---------- INPUT

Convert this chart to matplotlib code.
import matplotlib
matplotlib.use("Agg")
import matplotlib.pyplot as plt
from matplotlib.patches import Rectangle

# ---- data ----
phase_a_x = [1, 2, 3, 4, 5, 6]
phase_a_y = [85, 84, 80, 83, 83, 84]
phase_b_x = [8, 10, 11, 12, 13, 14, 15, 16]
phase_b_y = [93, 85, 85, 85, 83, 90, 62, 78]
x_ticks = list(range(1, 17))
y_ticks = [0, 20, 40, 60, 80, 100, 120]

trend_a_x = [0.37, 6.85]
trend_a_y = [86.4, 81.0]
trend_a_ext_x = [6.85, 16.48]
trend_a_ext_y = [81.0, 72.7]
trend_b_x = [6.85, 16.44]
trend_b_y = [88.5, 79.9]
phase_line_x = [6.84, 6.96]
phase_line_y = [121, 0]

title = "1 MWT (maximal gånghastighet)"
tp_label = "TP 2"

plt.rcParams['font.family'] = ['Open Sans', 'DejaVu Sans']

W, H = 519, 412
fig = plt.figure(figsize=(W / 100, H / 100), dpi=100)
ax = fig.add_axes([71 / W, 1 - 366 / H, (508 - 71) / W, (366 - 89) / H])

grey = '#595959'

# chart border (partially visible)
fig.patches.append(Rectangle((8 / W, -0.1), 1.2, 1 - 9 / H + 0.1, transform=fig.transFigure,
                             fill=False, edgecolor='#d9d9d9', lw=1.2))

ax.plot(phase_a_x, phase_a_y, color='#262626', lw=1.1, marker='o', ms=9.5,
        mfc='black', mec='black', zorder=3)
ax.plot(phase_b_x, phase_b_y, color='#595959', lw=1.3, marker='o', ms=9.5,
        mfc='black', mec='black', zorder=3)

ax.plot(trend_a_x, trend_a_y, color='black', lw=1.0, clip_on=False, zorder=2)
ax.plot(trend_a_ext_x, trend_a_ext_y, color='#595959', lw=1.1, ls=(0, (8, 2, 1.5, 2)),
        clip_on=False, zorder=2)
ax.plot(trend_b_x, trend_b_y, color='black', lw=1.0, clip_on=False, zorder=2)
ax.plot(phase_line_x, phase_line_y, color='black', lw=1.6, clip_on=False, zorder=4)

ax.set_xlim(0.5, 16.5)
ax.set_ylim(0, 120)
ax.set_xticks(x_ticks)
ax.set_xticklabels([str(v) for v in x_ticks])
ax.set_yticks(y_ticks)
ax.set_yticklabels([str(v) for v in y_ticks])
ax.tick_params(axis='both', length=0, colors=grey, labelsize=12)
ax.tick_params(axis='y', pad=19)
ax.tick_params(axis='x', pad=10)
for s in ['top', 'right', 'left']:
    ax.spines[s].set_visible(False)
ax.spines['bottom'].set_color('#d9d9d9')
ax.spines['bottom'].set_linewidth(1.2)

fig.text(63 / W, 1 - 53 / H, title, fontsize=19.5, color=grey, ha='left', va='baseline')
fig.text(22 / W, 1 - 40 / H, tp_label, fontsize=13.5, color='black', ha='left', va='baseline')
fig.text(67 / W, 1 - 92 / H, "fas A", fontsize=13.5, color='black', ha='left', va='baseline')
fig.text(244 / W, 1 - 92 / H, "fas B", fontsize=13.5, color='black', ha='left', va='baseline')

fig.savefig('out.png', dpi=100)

--------------------
---------- INPUT

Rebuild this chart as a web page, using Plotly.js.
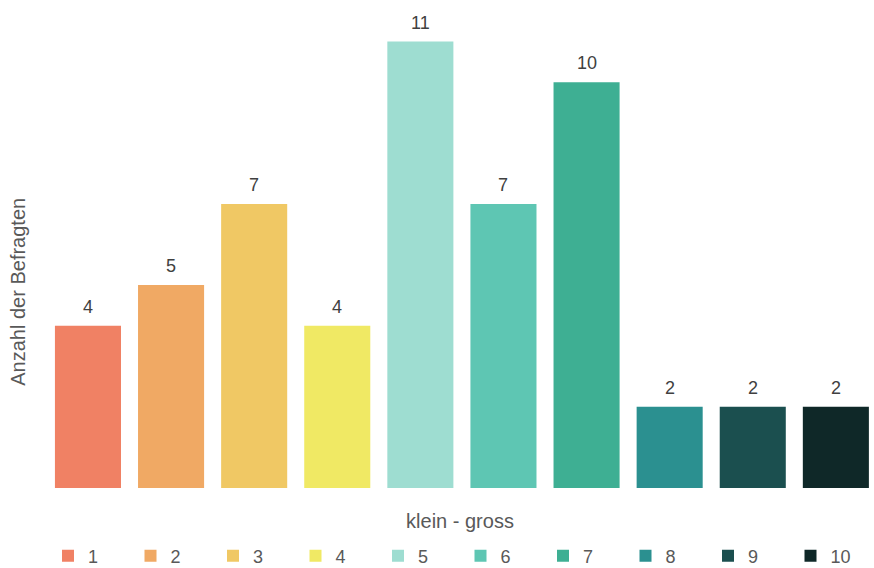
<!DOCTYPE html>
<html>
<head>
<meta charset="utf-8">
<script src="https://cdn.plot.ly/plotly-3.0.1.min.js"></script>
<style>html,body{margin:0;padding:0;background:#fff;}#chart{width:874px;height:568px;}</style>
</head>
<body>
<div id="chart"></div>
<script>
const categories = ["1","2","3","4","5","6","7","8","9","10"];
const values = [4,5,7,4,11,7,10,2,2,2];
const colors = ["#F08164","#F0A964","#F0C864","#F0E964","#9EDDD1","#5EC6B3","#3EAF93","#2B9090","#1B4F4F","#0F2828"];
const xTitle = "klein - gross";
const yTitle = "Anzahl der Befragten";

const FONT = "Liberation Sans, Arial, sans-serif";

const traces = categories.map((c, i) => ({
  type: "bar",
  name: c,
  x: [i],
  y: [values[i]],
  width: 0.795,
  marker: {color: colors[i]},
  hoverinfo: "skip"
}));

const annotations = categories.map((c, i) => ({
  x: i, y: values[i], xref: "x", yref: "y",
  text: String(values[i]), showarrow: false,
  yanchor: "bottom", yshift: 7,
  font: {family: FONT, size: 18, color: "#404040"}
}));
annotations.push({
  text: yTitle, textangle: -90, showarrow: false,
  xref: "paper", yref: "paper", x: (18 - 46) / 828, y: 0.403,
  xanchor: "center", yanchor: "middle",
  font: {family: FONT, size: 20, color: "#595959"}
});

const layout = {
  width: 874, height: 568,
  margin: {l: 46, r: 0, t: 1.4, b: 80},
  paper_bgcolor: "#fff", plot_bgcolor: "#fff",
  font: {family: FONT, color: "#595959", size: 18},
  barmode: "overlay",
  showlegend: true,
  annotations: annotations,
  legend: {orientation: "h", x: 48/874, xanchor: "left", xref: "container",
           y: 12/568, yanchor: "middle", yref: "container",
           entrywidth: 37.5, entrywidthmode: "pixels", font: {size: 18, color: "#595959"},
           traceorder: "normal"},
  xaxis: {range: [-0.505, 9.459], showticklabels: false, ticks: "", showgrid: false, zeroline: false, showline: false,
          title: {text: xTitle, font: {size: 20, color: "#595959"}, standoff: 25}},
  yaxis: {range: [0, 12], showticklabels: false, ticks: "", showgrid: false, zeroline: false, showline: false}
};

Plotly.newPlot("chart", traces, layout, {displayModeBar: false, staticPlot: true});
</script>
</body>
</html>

--------------------

### EXERCISE TASK
Begin at the line that has "Convert this chart to matplotlib code.", stop after the line that has "y_ticks = [0, 20, 40, 60, 80, 100, 120]", and repeat exactly those lines, nothing more.

### RESPONSE
Convert this chart to matplotlib code.
import matplotlib
matplotlib.use("Agg")
import matplotlib.pyplot as plt
from matplotlib.patches import Rectangle

# ---- data ----
phase_a_x = [1, 2, 3, 4, 5, 6]
phase_a_y = [85, 84, 80, 83, 83, 84]
phase_b_x = [8, 10, 11, 12, 13, 14, 15, 16]
phase_b_y = [93, 85, 85, 85, 83, 90, 62, 78]
x_ticks = list(range(1, 17))
y_ticks = [0, 20, 40, 60, 80, 100, 120]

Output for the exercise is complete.